2. On the topic of using lazily evaluated data structures as memoized functions, a truly gorgeous 3-line Haskell implementation of this one-coin-at-a-time approach is available on Rosetta Code (though it probably still uses O(A*d) space). It's basically a more complex version of my favorite ever Haskell one-liner
fibs = 0:1: zipWith (+) fibs (tail fibs)

which picks out the Fibonacci sequence as an infinite list defined in terms of two shifted copies of itself; fibs can be indexed into (forcing evaluation of an initial segment) in linear time.

3. Annoyingly, xrange in 32-bit Python 2.7.3 won't accept arguments larger than 2**31-1, so I actually had to rewrite the for loop as a while/counter loop to get the result for \$100M (10 billion cents).

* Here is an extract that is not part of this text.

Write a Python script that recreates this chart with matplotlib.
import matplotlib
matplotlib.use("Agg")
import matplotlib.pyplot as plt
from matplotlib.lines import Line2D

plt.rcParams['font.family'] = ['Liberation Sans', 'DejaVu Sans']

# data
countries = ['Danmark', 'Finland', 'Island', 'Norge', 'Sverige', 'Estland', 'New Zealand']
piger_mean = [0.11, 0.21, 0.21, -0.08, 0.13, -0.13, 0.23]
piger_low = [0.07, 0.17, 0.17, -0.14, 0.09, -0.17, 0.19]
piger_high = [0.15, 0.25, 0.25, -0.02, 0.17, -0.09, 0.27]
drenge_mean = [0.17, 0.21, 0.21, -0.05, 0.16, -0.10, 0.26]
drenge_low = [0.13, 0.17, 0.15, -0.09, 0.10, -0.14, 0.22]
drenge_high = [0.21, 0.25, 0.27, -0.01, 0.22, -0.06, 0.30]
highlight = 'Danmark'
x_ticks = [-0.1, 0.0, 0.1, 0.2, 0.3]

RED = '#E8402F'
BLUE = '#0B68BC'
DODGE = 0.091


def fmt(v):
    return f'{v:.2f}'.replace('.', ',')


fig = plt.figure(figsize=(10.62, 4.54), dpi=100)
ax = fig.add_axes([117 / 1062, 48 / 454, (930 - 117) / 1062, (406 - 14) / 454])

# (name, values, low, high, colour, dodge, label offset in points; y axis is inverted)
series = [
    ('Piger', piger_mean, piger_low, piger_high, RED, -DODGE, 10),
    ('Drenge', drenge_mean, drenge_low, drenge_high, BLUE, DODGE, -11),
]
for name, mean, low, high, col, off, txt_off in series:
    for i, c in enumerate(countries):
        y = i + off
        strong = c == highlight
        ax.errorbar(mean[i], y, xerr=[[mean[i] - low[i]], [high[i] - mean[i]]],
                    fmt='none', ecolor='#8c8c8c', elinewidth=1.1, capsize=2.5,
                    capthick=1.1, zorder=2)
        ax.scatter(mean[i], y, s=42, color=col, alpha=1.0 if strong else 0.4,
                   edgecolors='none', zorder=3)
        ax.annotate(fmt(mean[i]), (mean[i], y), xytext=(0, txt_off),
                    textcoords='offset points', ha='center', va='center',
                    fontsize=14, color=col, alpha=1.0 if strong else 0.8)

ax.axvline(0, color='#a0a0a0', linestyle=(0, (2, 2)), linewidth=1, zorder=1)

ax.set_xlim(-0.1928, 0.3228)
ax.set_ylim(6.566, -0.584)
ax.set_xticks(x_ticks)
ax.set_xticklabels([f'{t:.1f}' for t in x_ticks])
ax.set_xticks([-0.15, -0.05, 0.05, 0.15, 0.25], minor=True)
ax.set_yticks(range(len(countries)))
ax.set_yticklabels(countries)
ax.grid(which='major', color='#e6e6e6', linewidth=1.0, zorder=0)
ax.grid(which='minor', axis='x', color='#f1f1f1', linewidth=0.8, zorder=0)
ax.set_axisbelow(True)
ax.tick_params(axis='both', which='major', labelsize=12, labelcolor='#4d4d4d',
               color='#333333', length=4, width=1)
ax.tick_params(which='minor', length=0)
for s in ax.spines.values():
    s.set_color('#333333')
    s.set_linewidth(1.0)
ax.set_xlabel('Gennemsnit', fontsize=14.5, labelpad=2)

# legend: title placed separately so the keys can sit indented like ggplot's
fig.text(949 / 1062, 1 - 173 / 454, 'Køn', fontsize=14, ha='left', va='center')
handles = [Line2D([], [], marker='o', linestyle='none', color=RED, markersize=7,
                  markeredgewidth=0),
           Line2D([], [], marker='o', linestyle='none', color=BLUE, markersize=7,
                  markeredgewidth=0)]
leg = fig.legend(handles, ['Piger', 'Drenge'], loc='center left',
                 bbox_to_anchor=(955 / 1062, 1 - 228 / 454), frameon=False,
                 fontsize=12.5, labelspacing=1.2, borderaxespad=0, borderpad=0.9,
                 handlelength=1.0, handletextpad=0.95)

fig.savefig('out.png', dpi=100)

## 4 thoughts on “Making change”

1. Eduardo says:

Hi, excuse me could you explain me how this works:
window = [[0 for _ in range(d+1)] for _ in range(wsize)]
i don’t understand this window is that like a matriz? Thank you so much

• Yes, the window is a matrix, declared as a list of lists. The rows are initialized to each contain d+1 zeros, i.e. each row equals [0 for _ in range(d+1)], and wsize is the number of rows. I’ve used _ as the name of the throw-away variable in both comprehensions.

• Eduardo says:

Thank You!

2. Niklas B. says:

I just came across this problem today. The way we solved it was to use Lagrange interpolation to evaluate the solution polynomial, using the DP values we already pre-computed up d times the LCM of the denominations. This way evaluation is only quadratic in d, the number of different denominations used.